SUPPLIED INFORMATION =>
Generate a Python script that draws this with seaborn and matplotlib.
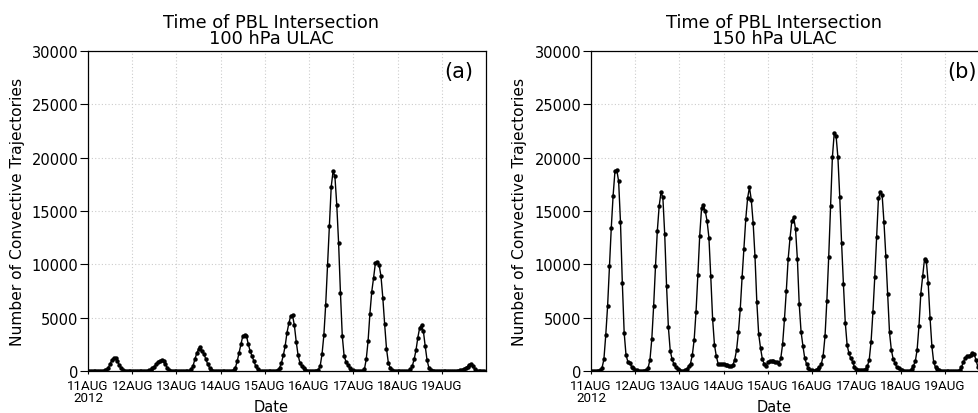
import numpy as np
import pandas as pd
import matplotlib
matplotlib.use("Agg")
import matplotlib.pyplot as plt
import seaborn as sns

# ---------------- data (hourly counts, 11AUG 00Z .. 19AUG 23Z 2012) ----------------
start_time = "2012-08-11 00:00"
end_time = "2012-08-20 00:00"

# 100 hPa ULAC
ulac100_11aug = [0, 0, 0, 0, 0, 0, 0, 0, 0, 50, 130, 300, 650, 1050, 1250, 1200, 900, 560, 300, 120, 40, 0, 0, 0]
ulac100_12aug = [0, 0, 0, 0, 0, 0, 0, 0, 20, 60, 125, 250, 420, 650, 850, 980, 1000, 950, 700, 300, 100, 20, 0, 0]
ulac100_13aug = [0, 0, 0, 0, 0, 0, 0, 40, 150, 470, 1100, 1650, 2030, 2250, 1875, 1560, 1100, 625, 310, 100, 30, 0, 0, 0]
ulac100_14aug = [0, 0, 0, 0, 0, 0, 0, 80, 310, 940, 1720, 2500, 3280, 3340, 3300, 2500, 1875, 1400, 940, 470, 150, 40, 0, 0]
ulac100_15aug = [0, 0, 0, 0, 0, 0, 30, 100, 310, 780, 1470, 2340, 3600, 4470, 5160, 5220, 4280, 2750, 1500, 780, 470, 250, 100, 30]
ulac100_16aug = [0, 0, 0, 0, 20, 100, 470, 1560, 3340, 6220, 9970, 13600, 17280, 18720, 18250, 15600, 12030, 7340, 3280, 1400, 875, 560, 310, 120]
ulac100_17aug = [50, 20, 0, 0, 0, 0, 150, 1100, 2800, 5375, 7440, 8750, 10150, 10200, 9940, 8900, 6875, 4375, 2090, 780, 310, 100, 20, 0]
ulac100_18aug = [0, 0, 0, 0, 0, 0, 30, 150, 470, 1100, 1940, 3125, 4060, 4280, 3750, 2340, 1030, 310, 100, 20, 0, 0, 0, 0]
ulac100_19aug = [0, 0, 0, 0, 0, 0, 0, 0, 0, 30, 60, 120, 200, 300, 420, 550, 680, 450, 150, 30, 0, 0, 0, 0]

# 150 hPa ULAC
ulac150_11aug = [0, 0, 0, 0, 0, 50, 300, 1100, 3340, 6050, 9800, 13400, 16440, 18720, 18840, 17780, 13950, 8270, 3600, 1500, 880, 760, 420, 250]
ulac150_12aug = [125, 50, 20, 10, 10, 20, 60, 300, 1060, 3000, 6100, 9810, 13150, 15470, 16750, 16280, 12840, 8000, 4100, 1900, 1100, 650, 340, 190]
ulac150_13aug = [90, 40, 20, 50, 150, 450, 700, 1500, 2950, 5550, 9000, 12690, 15250, 15560, 15000, 14060, 12500, 8860, 4890, 2460, 1390, 680, 650, 620]
ulac150_14aug = [620, 560, 560, 500, 470, 560, 1060, 1970, 3625, 5810, 8780, 11440, 14250, 16220, 17220, 16030, 13875, 10750, 6440, 3470, 2160, 1125, 650, 500]
ulac150_15aug = [810, 900, 940, 900, 875, 810, 650, 1190, 2530, 4875, 7530, 10500, 12440, 14090, 14400, 13310, 10500, 6280, 3690, 2375, 1190, 650, 280, 125]
ulac150_16aug = [60, 40, 60, 190, 340, 650, 1440, 3250, 6590, 10650, 15440, 20030, 22280, 22060, 20030, 16340, 12000, 8125, 4530, 2440, 1650, 1190, 875, 340]
ulac150_17aug = [190, 90, 90, 90, 125, 190, 450, 1060, 2750, 5500, 8780, 12530, 16190, 16750, 16500, 13940, 10810, 7220, 3625, 1970, 1125, 720, 340, 250]
ulac150_18aug = [125, 60, 30, 20, 20, 40, 190, 500, 900, 2000, 4250, 7250, 8900, 10500, 10300, 8250, 5000, 2350, 800, 340, 190, 60, 20, 0]
ulac150_19aug = [0, 0, 0, 0, 0, 0, 0, 0, 60, 340, 810, 1190, 1375, 1400, 1500, 1650, 1550, 1000, 350, 100, 0, 0, 0, 0]

tick_days = ["2012-08-11", "2012-08-12", "2012-08-13", "2012-08-14", "2012-08-15",
             "2012-08-16", "2012-08-17", "2012-08-18", "2012-08-19"]
tick_labels = ["11AUG\n2012", "12AUG", "13AUG", "14AUG", "15AUG", "16AUG", "17AUG", "18AUG", "19AUG"]
y_ticks = [0, 5000, 10000, 15000, 20000, 25000, 30000]

title_line1 = "Time of PBL Intersection"
titles_line2 = ["100 hPa ULAC", "150 hPa ULAC"]
panel_tags = ["(a)", "(b)"]
x_label = "Date"
y_label = "Number of Convective Trajectories"

# ---------------- build frames ----------------
series_100 = np.concatenate([ulac100_11aug, ulac100_12aug, ulac100_13aug, ulac100_14aug, ulac100_15aug,
                             ulac100_16aug, ulac100_17aug, ulac100_18aug, ulac100_19aug])
series_150 = np.concatenate([ulac150_11aug, ulac150_12aug, ulac150_13aug, ulac150_14aug, ulac150_15aug,
                             ulac150_16aug, ulac150_17aug, ulac150_18aug, ulac150_19aug])
times = pd.date_range(start_time, periods=len(series_100), freq="h")
df_a = pd.DataFrame({"time": times, "count": series_100})
df_b = pd.DataFrame({"time": times, "count": series_150})

# ---------------- figure ----------------
sns.set_style("ticks")
plt.rcParams["font.family"] = ["DejaVu Sans"]
plt.rcParams["text.color"] = "black"
plt.rcParams["xtick.color"] = "black"
plt.rcParams["ytick.color"] = "black"
plt.rcParams["axes.labelcolor"] = "black"

W, H = 979, 414
fig = plt.figure(figsize=(W / 100, H / 100), dpi=100)


def px_rect(left, top, right, bottom):
    return [left / W, 1 - bottom / H, (right - left) / W, (bottom - top) / H]


axes_specs = [
    dict(rect=px_rect(88, 52, 486, 372), df=df_a, title_x=271, ylab_x=18),
    dict(rect=px_rect(591, 52, 989, 372), df=df_b, title_x=774, ylab_x=520),
]

for i, spec in enumerate(axes_specs):
    ax = fig.add_axes(spec["rect"])
    sns.lineplot(data=spec["df"], x="time", y="count", ax=ax, color="black",
                 linewidth=1.0, marker="o", markersize=3.2, markeredgewidth=0,
                 markerfacecolor="black", legend=False)
    ax.set_xlim(pd.Timestamp(start_time), pd.Timestamp(end_time))
    ax.set_ylim(0, 30000)
    ax.set_xticks(pd.to_datetime(tick_days))
    ax.set_xticklabels(tick_labels, family=["Roboto", "DejaVu Sans"], fontsize=9.6,
                       linespacing=0.95, color="black")
    ax.set_yticks(y_ticks)
    ax.set_yticklabels([str(v) for v in y_ticks], fontsize=10.5, color="black")
    ax.tick_params(axis="y", length=5.5, width=0.8, pad=1.5, direction="out", colors="black")
    ax.tick_params(axis="x", length=2.5, width=0.8, pad=3.2, direction="out", colors="black")
    ax.set_xlabel("")
    ax.set_ylabel("")
    ax.grid(True, color="#cccccc", linestyle=(0, (1, 2)), linewidth=0.8)
    for s in ax.spines.values():
        s.set_color("black")
        s.set_linewidth(0.9)
        s.set_visible(True)
    ax.text(0.932, 0.9375, panel_tags[i], transform=ax.transAxes, ha="center", va="center",
            fontsize=15, color="black")

    tx = spec["title_x"]
    fig.text(tx / W, 1 - 31 / H, title_line1 + "\n" + titles_line2[i], ha="center", va="center",
             fontsize=12.8, linespacing=0.92, color="black")
    fig.text(tx / W, 1 - 408 / H, x_label, ha="center", va="center", fontsize=10.5, color="black")
    fig.text(spec["ylab_x"] / W, 1 - 212 / H, y_label, ha="center", va="center",
             rotation=90, fontsize=11.2, color="black")

fig.savefig("out.png", dpi=100)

REQUIREMENTS => Search the data above for the string "seaborn" and return every line that has it.

EXERCISE ANSWER =>
Generate a Python script that draws this with seaborn and matplotlib.
import seaborn as sns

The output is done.